Macau, China, February 13, 2017: One of the big success stories of the Sapporo 2017 Asian Winter Games – even before they have started – is the growth of ice hockey around the continent. The eighth edition of the AWG – under the supervision of the Olympic Council of Asia – will run from February 19-26 in Sapporo, Japan, and the five sports include ice hockey for men and women.
The men’s event has attracted 20 teams, forcing organisers to create three separate competitions graded by ability, while six women’s teams will play a round-robin format. The total of 26 teams is 10 more than organising committee SAWGOC had been expecting at the start of preparations, and reflects the popularity of the sport in countries across the continent without ice and snow.
The tropical South East Asia region, for example, will be sending teams from Thailand, Singapore, Philippines, Malaysia and Indonesia, while the desert lands of Gulf states United Arab Emirates, Qatar, Bahrain and Independent Olympic Athletes, representing the suspended Kuwait Olympic Committee, will also take part.
Another of the lesser lights in the men’s draw is Macau, the former Portuguese enclave which is now a Special Administrative Region of China and one of the OCA’s 45 affiliated National Olympic Committees. Famous for its shimmering casinos and stretch limos transporting the high-rollers around town, Macau has another side to it – the more traditional, noisy and narrow streets of the older parts of the hilly city.
It is in an area such as this that the Future Bright Amusement Park is located, with a McDonald’s to one side and a roadside temple with burning, fragrant incense coils to the other. A few paces up the road there is a small park where the older Chinese sit in the winter sunshine with their cage birds and the younger Chinese with their cellphones.
On an ice rink measuring 19 metres x 28 metres – about one third the size of an Olympic standard rink – half a dozen youths skate away the afternoon as red lanterns and Chinese New Year "God of Fortune" decorations dangle from the ceiling. The scene will change in the evening, however, when Macau’s men’s ice hockey team will fill the arena for a final local practice after recent training sessions over the border in Shenzhen, southern China.
"We have been preparing for the Sapporo Asian Winter Games for a few months already," says Winston Chan, the team manager and President of the Macau Ice Sports Federation. "For the last month we have been going over to Shenzhen every Friday, Saturday and Sunday to practise on a regular ice rink.
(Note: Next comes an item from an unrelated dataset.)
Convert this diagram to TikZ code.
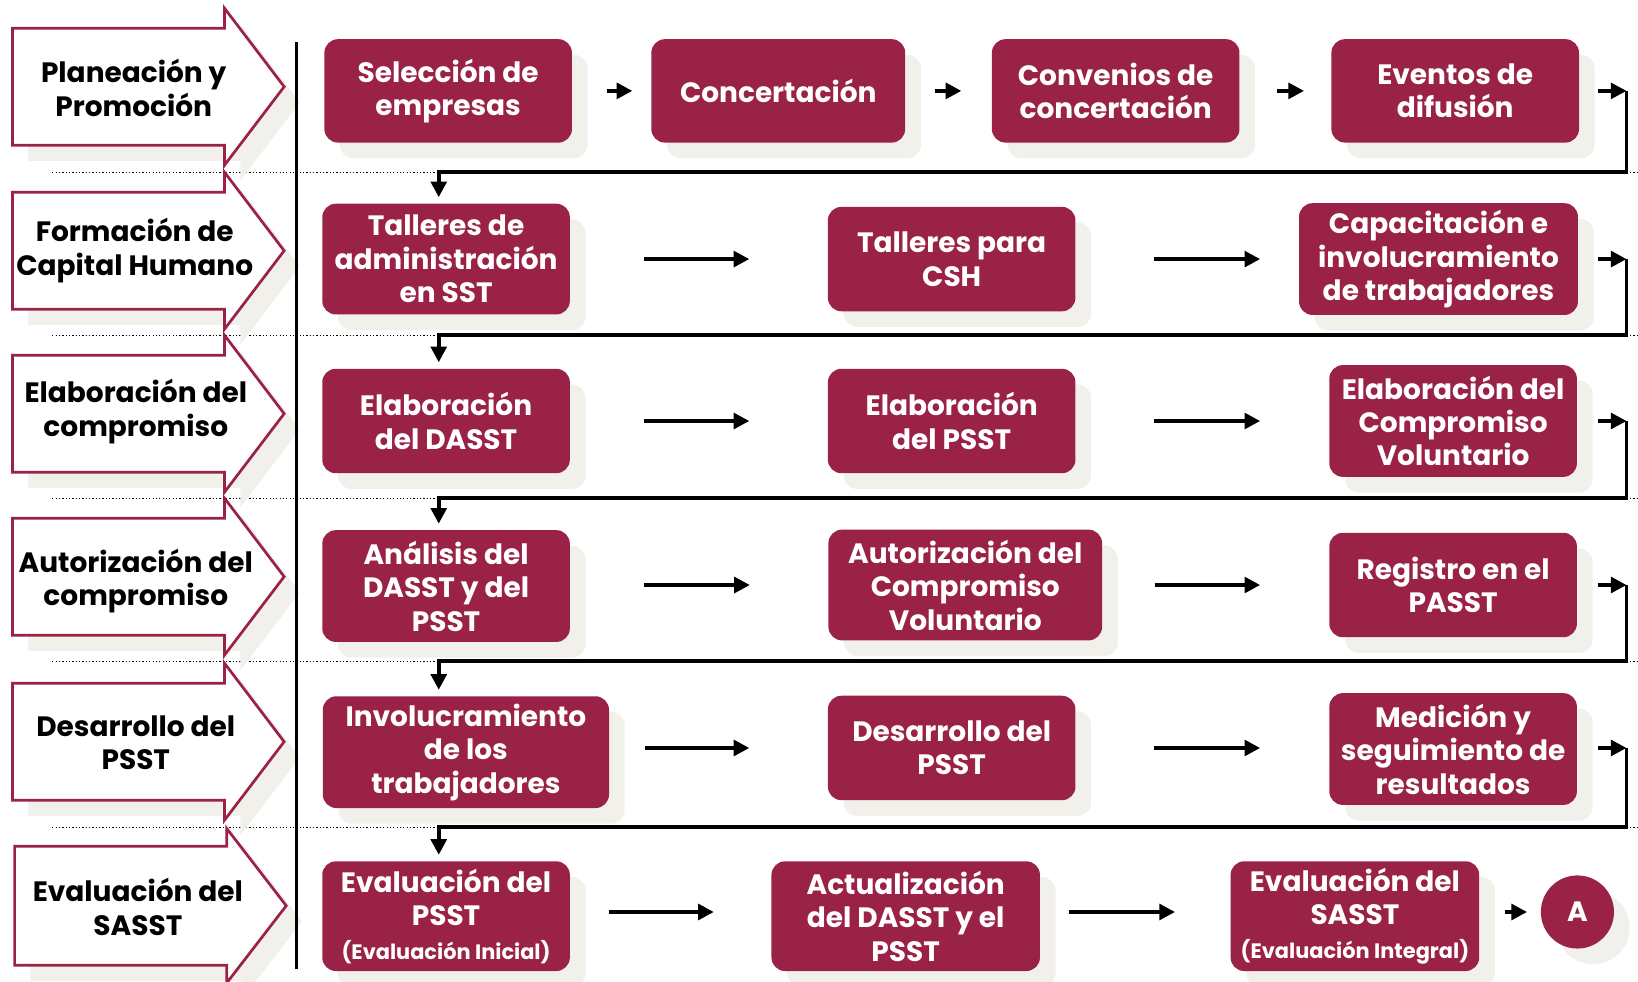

The players are very happy and excited to be going to Sapporo, and they have been following their own individual fitness programmes off the ice." The 22-strong squad includes architects, firemen, policemen, students and, inevitably, casino workers, and Macau will play Malaysia, Turkmenistan, Indonesia and Iran in Group B of the 10-team Men’s Division II, the lowest grade of the competition.
"We want to be in the top two of our group so we can challenge for a prize," added team manager Chan. According to team official John Ng, who is Secretary General of the Macau Ice Sports Federation, there are around 120 ice hockey players in Macau, comprised of almost 40 senior players, 60 children and 12-15 female players.
"We are trying to get enough players to make a women’s team, but at the moment we can enter only the men’s competition at the Asian Winter Games," he said. "This will be our second time at the Asian Winter Games after playing at Changchun, China, in 2007."
Regarding the growth of ice hockey around the continent, team manager Chan credits the International Ice Hockey Federation (IIHF) for a well-funded development programme, along with the number of recreational ice rinks springing up in shopping malls. "There are two new ice rinks in Singapore, one in the Philippines, three in Malaysia…all standard size," he said.
"Since 2009, the IIHF has been developing the sport in Asia and hosting seminars in Finland and in Harbin, China for the coaches to learn and go back and teach the kids. The Asian countries are growing now in ice hockey and developing at a good rate." An entry of 26 teams for the Sapporo 2017 Asian Winter Games is proof of this.